Recorded information

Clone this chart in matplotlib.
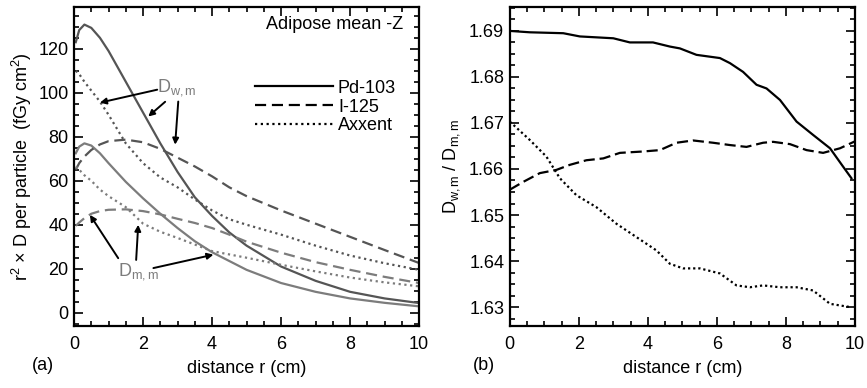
import matplotlib
matplotlib.use("Agg")
import matplotlib.pyplot as plt
from matplotlib.ticker import MultipleLocator, FormatStrFormatter

plt.rcParams['font.family'] = ['Liberation Sans', 'DejaVu Sans']
plt.rcParams['mathtext.fontset'] = 'custom'
plt.rcParams['mathtext.rm'] = 'Liberation Sans'
plt.rcParams['mathtext.it'] = 'Liberation Sans'

# ---------------- data: panel (a) ----------------
r_a = [0.05, 0.15, 0.3, 0.5, 0.75, 1.0, 1.5, 2.0, 2.5, 3.0, 3.5, 4.0, 4.5, 5.0,
       6.0, 7.0, 8.0, 9.0, 10.0]
pd_dwm = [123, 128.5, 131, 129.5, 125, 119, 105, 91, 77, 64, 52.5, 44, 36.5, 30.5,
          21, 14.5, 9.5, 6.5, 4.4]
pd_dmm = [72.5, 75.5, 77, 76, 72.5, 68, 59.5, 52, 45, 38.5, 32.5, 27.5, 23.5, 19.5,
          13.5, 9.5, 6.5, 4.5, 2.9]
i_dwm = [65, 68, 71, 74, 76.5, 78, 78.7, 77.5, 74.5, 70.5, 66.5, 62, 57, 53,
         46.5, 40.5, 34.5, 28.5, 22.6]
i_dmm = [39.5, 41, 43, 45, 46.2, 46.8, 47, 46.2, 44.7, 42.7, 40.8, 38.5, 35.5, 32.3,
         27.3, 23, 19.5, 16.3, 13.5]
ax_dwm = [110, 108.5, 105, 101, 96, 90, 77, 68, 61.5, 57, 51.5, 46.5, 42.5, 40,
          35.5, 30.5, 26, 22.5, 19.5]
ax_dmm = [66.5, 65, 62.5, 60, 56, 53, 48, 40.5, 36.8, 34, 31, 28, 26.5, 25,
          21.8, 18.8, 16, 13.8, 12]
legend_labels = ["Pd-103", "I-125", "Axxent"]

# ---------------- data: panel (b) ----------------
r_pd = [0.0, 0.58, 1.55, 2.03, 3.0, 3.48, 4.15, 4.64, 4.93, 5.41, 6.09, 6.38, 6.76,
        7.15, 7.44, 7.83, 8.31, 8.79, 9.28, 9.66, 9.9]
ratio_pd = [1.6900, 1.6897, 1.6895, 1.6888, 1.6884, 1.6875, 1.6875, 1.6866, 1.6862,
            1.6848, 1.6841, 1.6830, 1.6811, 1.6783, 1.6775, 1.6750, 1.6703, 1.6674,
            1.6645, 1.6605, 1.6580]
r_i = [0.0, 0.39, 0.87, 1.35, 1.74, 2.22, 2.71, 3.19, 3.86, 4.35, 4.83, 5.31, 5.89,
       6.38, 6.86, 7.34, 7.63, 8.12, 8.6, 9.08, 9.57, 10.0]
ratio_i = [1.6555, 1.6572, 1.6591, 1.6598, 1.6609, 1.6619, 1.6623, 1.6635, 1.6638,
           1.6641, 1.6657, 1.6662, 1.6657, 1.6652, 1.6648, 1.6657, 1.6659, 1.6654,
           1.6641, 1.6635, 1.6645, 1.6660]
r_ax = [0.0, 0.58, 1.06, 1.45, 1.93, 2.51, 3.09, 3.67, 4.25, 4.64, 5.02, 5.51, 6.09,
        6.57, 6.96, 7.34, 7.83, 8.31, 8.79, 9.28, 9.86]
ratio_ax = [1.6703, 1.6663, 1.6627, 1.6580, 1.6543, 1.6517, 1.6481, 1.6452, 1.6423,
            1.6394, 1.6384, 1.6384, 1.6373, 1.6347, 1.6343, 1.6347, 1.6343, 1.6343,
            1.6336, 1.6307, 1.6300]

FS = 13
DARK = '#555555'
LIGHT = '#7c7c7c'
LW = 1.6

fig = plt.figure(figsize=(8.67, 3.88), dpi=100)
axa = fig.add_axes([0.0854, 0.160, 0.398, 0.822])
axb = fig.add_axes([0.588, 0.160, 0.398, 0.822])

def style(ax):
    for s in ax.spines.values():
        s.set_linewidth(1.6)
    ax.tick_params(which='both', direction='in', top=True, right=True,
                   labelsize=FS, width=1.2)
    ax.tick_params(which='major', length=6.5)
    ax.tick_params(which='minor', length=3.5)
    ax.tick_params(axis='x', which='major', pad=7)
    ax.tick_params(axis='y', which='major', pad=4)
    ax.set_xlim(0, 10)
    ax.xaxis.set_major_locator(MultipleLocator(2))
    ax.xaxis.set_minor_locator(MultipleLocator(0.5))
    ax.set_xlabel("distance r (cm)", fontsize=FS, labelpad=5)

# ---- panel (a)
dash = (0, (5, 2.6))
dot = (0, (1, 1.6))
axa.plot(r_a, pd_dwm, color=DARK, lw=LW, ls='-')
axa.plot(r_a, pd_dmm, color=LIGHT, lw=LW, ls='-')
axa.plot(r_a, i_dwm, color=DARK, lw=LW, ls=dash)
axa.plot(r_a, i_dmm, color=LIGHT, lw=LW, ls=dash)
axa.plot(r_a, ax_dwm, color=DARK, lw=LW, ls=dot)
axa.plot(r_a, ax_dmm, color=LIGHT, lw=LW, ls=dot)
# legend proxies (black)
h1, = axa.plot([], [], color='black', lw=LW, ls='-')
h2, = axa.plot([], [], color='black', lw=LW, ls=dash)
h3, = axa.plot([], [], color='black', lw=LW, ls=dot)
leg = axa.legend([h1, h2, h3], legend_labels, loc='upper left',
                 bbox_to_anchor=(0.525, 0.772), frameon=False, fontsize=FS,
                 handlelength=4.3, handletextpad=0.28, labelspacing=0.1,
                 borderaxespad=0.0, borderpad=0.0)
axa.text(0.953, 0.945, "Adipose mean -Z", transform=axa.transAxes, ha='right',
         va='center', fontsize=FS)
axa.set_ylim(-6, 139)
axa.yaxis.set_major_locator(MultipleLocator(20))
axa.yaxis.set_minor_locator(MultipleLocator(5))
axa.set_ylabel(r"r$^2$ × D per particle  (fGy cm$^2$)", fontsize=FS, labelpad=3)
style(axa)

ap = dict(arrowstyle='-|>', color='black', lw=1.4, mutation_scale=9,
          shrinkA=0, shrinkB=0)
axa.text(2.97, 102.5, r"D$_{\mathrm{w,m}}$", color=LIGHT, fontsize=FS, ha='center',
         va='center')
axa.annotate("", xy=(0.75, 95.5), xytext=(2.41, 101.4), arrowprops=ap)
axa.annotate("", xy=(2.15, 89.2), xytext=(2.64, 95.9), arrowprops=ap)
axa.annotate("", xy=(2.93, 76.4), xytext=(3.02, 96), arrowprops=ap)
axa.text(1.88, 18.5, r"D$_{\mathrm{m,m}}$", color=LIGHT, fontsize=FS, ha='center',
         va='center')
axa.annotate("", xy=(0.46, 44.5), xytext=(1.28, 24.8), arrowprops=ap)
axa.annotate("", xy=(1.86, 40), xytext=(1.8, 24), arrowprops=ap)
axa.annotate("", xy=(4.04, 26.4), xytext=(2.3, 20.3), arrowprops=ap)

# ---- panel (b)
axb.plot(r_pd, ratio_pd, color='black', lw=LW, ls='-')
axb.plot(r_i, ratio_i, color='black', lw=LW, ls=(0, (5, 2.2)))
axb.plot(r_ax, ratio_ax, color='black', lw=LW, ls=(0, (1, 1.3)))
axb.set_ylim(1.6259, 1.6952)
axb.yaxis.set_major_locator(MultipleLocator(0.01))
axb.yaxis.set_minor_locator(MultipleLocator(0.0025))
axb.yaxis.set_major_formatter(FormatStrFormatter('%.2f'))
axb.set_ylabel(r"D$_{\mathrm{w,m}}$ / D$_{\mathrm{m,m}}$", fontsize=FS, labelpad=5)
style(axb)

fig.text(0.037, 0.057, "(a)", fontsize=FS, va='center')
fig.text(0.545, 0.057, "(b)", fontsize=FS, va='center')

fig.savefig("out.png", dpi=100)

Directions for this task
Your task is to restate word for word the lines from the top of the data to the line containing "plt.rcParams['mathtext.it'] = 'Liberation", both ends included, with every picture left out.

Problem solution
Clone this chart in matplotlib.
import matplotlib
matplotlib.use("Agg")
import matplotlib.pyplot as plt
from matplotlib.ticker import MultipleLocator, FormatStrFormatter

plt.rcParams['font.family'] = ['Liberation Sans', 'DejaVu Sans']
plt.rcParams['mathtext.fontset'] = 'custom'
plt.rcParams['mathtext.rm'] = 'Liberation Sans'
plt.rcParams['mathtext.it'] = 'Liberation Sans'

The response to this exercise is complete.